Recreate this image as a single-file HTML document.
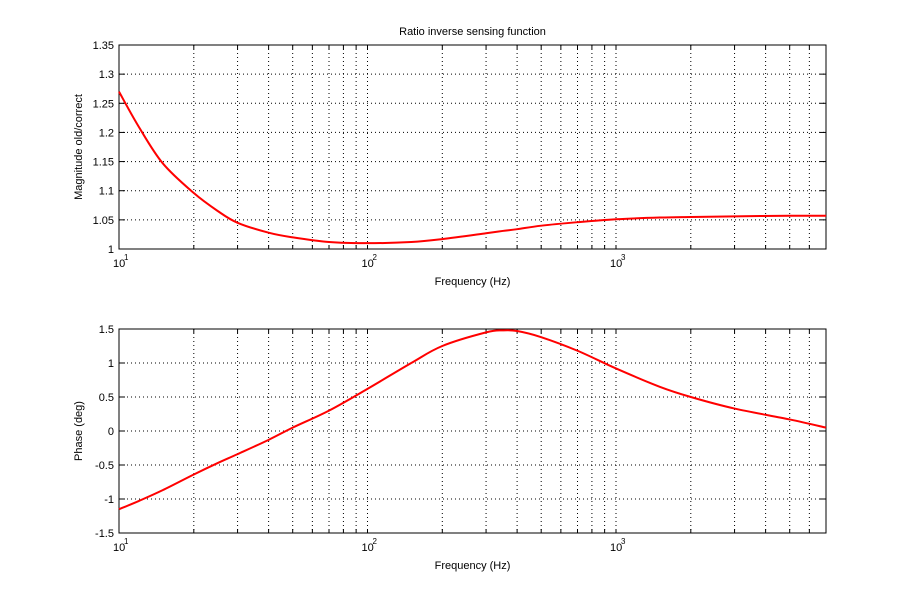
<!DOCTYPE html>
<html><head><meta charset="utf-8"><style>
body{margin:0;background:#fff}
svg text{font-family:"Liberation Sans",sans-serif;font-size:11px;fill:#000}
</style></head><body>
<svg id="c" width="913" height="599" xmlns="http://www.w3.org/2000/svg"></svg>
<script>
const freqs=[10,12,15,20,25,30,40,50,70,100,150,200,300,350,400,500,700,1000,1500,2000,3000,5000,7000];
const magnitude=[1.27,1.21,1.147,1.096,1.065,1.045,1.028,1.02,1.012,1.01,1.012,1.017,1.027,1.031,1.034,1.04,1.046,1.051,1.054,1.055,1.056,1.057,1.057];
const phase=[-1.15,-1.03,-0.87,-0.64,-0.47,-0.34,-0.13,0.05,0.3,0.62,1.0,1.25,1.45,1.48,1.47,1.38,1.18,0.92,0.65,0.5,0.33,0.17,0.05];
const magTicks=[1,1.05,1.1,1.15,1.2,1.25,1.3,1.35];
const magTickLabels=["1","1.05","1.1","1.15","1.2","1.25","1.3","1.35"];
const phTicks=[-1.5,-1,-0.5,0,0.5,1,1.5];
const phTickLabels=["-1.5","-1","-0.5","0","0.5","1","1.5"];
const NS="http://www.w3.org/2000/svg",svg=document.getElementById('c');
function el(t,a,p){const e=document.createElementNS(NS,t);for(const k in a)e.setAttribute(k,a[k]);(p||svg).appendChild(e);return e;}
const L=119,R=826,xmin=10,xmax=7000;
const xs=f=>L+(Math.log10(f)-Math.log10(xmin))/(Math.log10(xmax)-Math.log10(xmin))*(R-L);
function panel(name,T,B,ymin,ymax,ticks,labels,data,ylabel,title){
  const g=el('g',{});
  
  
  const ys=v=>B-(v-ymin)/(ymax-ymin)*(B-T);
  for(let d=10;d<xmax;d*=10)for(let m=1;m<10;m++){const f=d*m;if(f<=xmin||f>=xmax)continue;const x=xs(f);
    const l=el('line',{x1:x,x2:x,y1:T,y2:B,stroke:'#000','stroke-width':1,'stroke-dasharray':'1,3'},g);
    
    el('line',{x1:x,x2:x,y1:B,y2:B-4,stroke:'#000'},g);el('line',{x1:x,x2:x,y1:T,y2:T+4,stroke:'#000'},g);}
  ticks.forEach((v,i)=>{const y=ys(v);
    if(i>0&&i<ticks.length-1){const l=el('line',{x1:L,x2:R,y1:y,y2:y,stroke:'#000','stroke-dasharray':'1,3'},g);
      }
    el('line',{x1:L,x2:L+6,y1:y,y2:y,stroke:'#000'},g);el('line',{x1:R,x2:R-6,y1:y,y2:y,stroke:'#000'},g);
    const t=el('text',{x:L-5,y:y+4,'text-anchor':'end'},g);t.textContent=labels[i];
    });
  [10,100,1000].forEach((f,i)=>{const x=xs(f);const t=el('text',{x:x-6,y:B+18},g);t.textContent='10';
    
    const s=el('text',{x:x+5,y:B+11,style:'font-size:8px'},g);s.textContent=String(i+1);});
  const fr=el('rect',{x:L,y:T,width:R-L,height:B-T,fill:'none',stroke:'#000'},g);
  
  const P=freqs.map((f,i)=>[xs(f),ys(data[i])]);
  let d='M'+P[0][0]+','+P[0][1];
  for(let i=0;i<P.length-1;i++){const p0=P[Math.max(0,i-1)],p1=P[i],p2=P[i+1],p3=P[Math.min(P.length-1,i+2)];
    d+=` C${p1[0]+(p2[0]-p0[0])/6},${p1[1]+(p2[1]-p0[1])/6} ${p2[0]-(p3[0]-p1[0])/6},${p2[1]-(p3[1]-p1[1])/6} ${p2[0]},${p2[1]}`;}
  const c=el('path',{d:d,fill:'none',stroke:'#f00','stroke-width':2},g);
  
  const xl=el('text',{x:(L+R)/2,y:B+36,'text-anchor':'middle'},g);xl.textContent='Frequency (Hz)';
  
  const yl=el('text',{x:0,y:0,'text-anchor':'middle',transform:`translate(82,${(T+B)/2}) rotate(-90)`},g);yl.textContent=ylabel;
  
  if(title){const tt=el('text',{x:(L+R)/2,y:T-10,'text-anchor':'middle'},g);tt.textContent=title;
    }
}
panel('magnitude-panel',45,249,1,1.35,magTicks,magTickLabels,magnitude,'Magnitude old/correct','Ratio inverse sensing function');
panel('phase-panel',329,533,-1.5,1.5,phTicks,phTickLabels,phase,'Phase (deg)',null);
</script>
</body></html>
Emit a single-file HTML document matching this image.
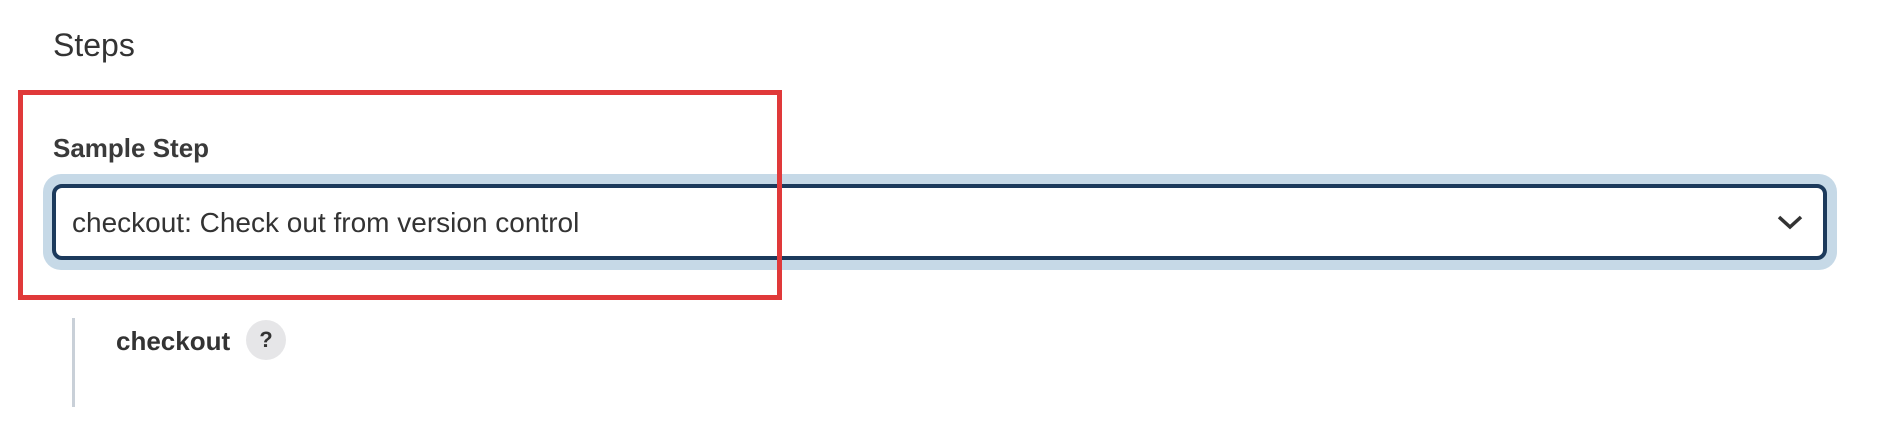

★ ★ ★

» **Aim of the task**
Quote each record exactly as it stands, minus the pictures.

» **Finished exercise**
Recreate this image as a single-file HTML document.
<!DOCTYPE html>
<html><head><meta charset="utf-8"><style>
body{margin:0;background:#fff}
svg text{font-family:"Liberation Sans",sans-serif;font-size:11px;fill:#000}
</style></head><body>
<svg id="c" width="913" height="599" xmlns="http://www.w3.org/2000/svg"></svg>
<script>
const freqs=[10,12,15,20,25,30,40,50,70,100,150,200,300,350,400,500,700,1000,1500,2000,3000,5000,7000];
const magnitude=[1.27,1.21,1.147,1.096,1.065,1.045,1.028,1.02,1.012,1.01,1.012,1.017,1.027,1.031,1.034,1.04,1.046,1.051,1.054,1.055,1.056,1.057,1.057];
const phase=[-1.15,-1.03,-0.87,-0.64,-0.47,-0.34,-0.13,0.05,0.3,0.62,1.0,1.25,1.45,1.48,1.47,1.38,1.18,0.92,0.65,0.5,0.33,0.17,0.05];
const magTicks=[1,1.05,1.1,1.15,1.2,1.25,1.3,1.35];
const magTickLabels=["1","1.05","1.1","1.15","1.2","1.25","1.3","1.35"];
const phTicks=[-1.5,-1,-0.5,0,0.5,1,1.5];
const phTickLabels=["-1.5","-1","-0.5","0","0.5","1","1.5"];
const NS="http://www.w3.org/2000/svg",svg=document.getElementById('c');
function el(t,a,p){const e=document.createElementNS(NS,t);for(const k in a)e.setAttribute(k,a[k]);(p||svg).appendChild(e);return e;}
const L=119,R=826,xmin=10,xmax=7000;
const xs=f=>L+(Math.log10(f)-Math.log10(xmin))/(Math.log10(xmax)-Math.log10(xmin))*(R-L);
function panel(name,T,B,ymin,ymax,ticks,labels,data,ylabel,title){
  const g=el('g',{});
  
  
  const ys=v=>B-(v-ymin)/(ymax-ymin)*(B-T);
  for(let d=10;d<xmax;d*=10)for(let m=1;m<10;m++){const f=d*m;if(f<=xmin||f>=xmax)continue;const x=xs(f);
    const l=el('line',{x1:x,x2:x,y1:T,y2:B,stroke:'#000','stroke-width':1,'stroke-dasharray':'1,3'},g);
    
    el('line',{x1:x,x2:x,y1:B,y2:B-4,stroke:'#000'},g);el('line',{x1:x,x2:x,y1:T,y2:T+4,stroke:'#000'},g);}
  ticks.forEach((v,i)=>{const y=ys(v);
    if(i>0&&i<ticks.length-1){const l=el('line',{x1:L,x2:R,y1:y,y2:y,stroke:'#000','stroke-dasharray':'1,3'},g);
      }
    el('line',{x1:L,x2:L+6,y1:y,y2:y,stroke:'#000'},g);el('line',{x1:R,x2:R-6,y1:y,y2:y,stroke:'#000'},g);
    const t=el('text',{x:L-5,y:y+4,'text-anchor':'end'},g);t.textContent=labels[i];
    });
  [10,100,1000].forEach((f,i)=>{const x=xs(f);const t=el('text',{x:x-6,y:B+18},g);t.textContent='10';
    
    const s=el('text',{x:x+5,y:B+11,style:'font-size:8px'},g);s.textContent=String(i+1);});
  const fr=el('rect',{x:L,y:T,width:R-L,height:B-T,fill:'none',stroke:'#000'},g);
  
  const P=freqs.map((f,i)=>[xs(f),ys(data[i])]);
  let d='M'+P[0][0]+','+P[0][1];
  for(let i=0;i<P.length-1;i++){const p0=P[Math.max(0,i-1)],p1=P[i],p2=P[i+1],p3=P[Math.min(P.length-1,i+2)];
    d+=` C${p1[0]+(p2[0]-p0[0])/6},${p1[1]+(p2[1]-p0[1])/6} ${p2[0]-(p3[0]-p1[0])/6},${p2[1]-(p3[1]-p1[1])/6} ${p2[0]},${p2[1]}`;}
  const c=el('path',{d:d,fill:'none',stroke:'#f00','stroke-width':2},g);
  
  const xl=el('text',{x:(L+R)/2,y:B+36,'text-anchor':'middle'},g);xl.textContent='Frequency (Hz)';
  
  const yl=el('text',{x:0,y:0,'text-anchor':'middle',transform:`translate(82,${(T+B)/2}) rotate(-90)`},g);yl.textContent=ylabel;
  
  if(title){const tt=el('text',{x:(L+R)/2,y:T-10,'text-anchor':'middle'},g);tt.textContent=title;
    }
}
panel('magnitude-panel',45,249,1,1.35,magTicks,magTickLabels,magnitude,'Magnitude old/correct','Ratio inverse sensing function');
panel('phase-panel',329,533,-1.5,1.5,phTicks,phTickLabels,phase,'Phase (deg)',null);
</script>
</body></html>
Emit a single-file HTML document matching this image.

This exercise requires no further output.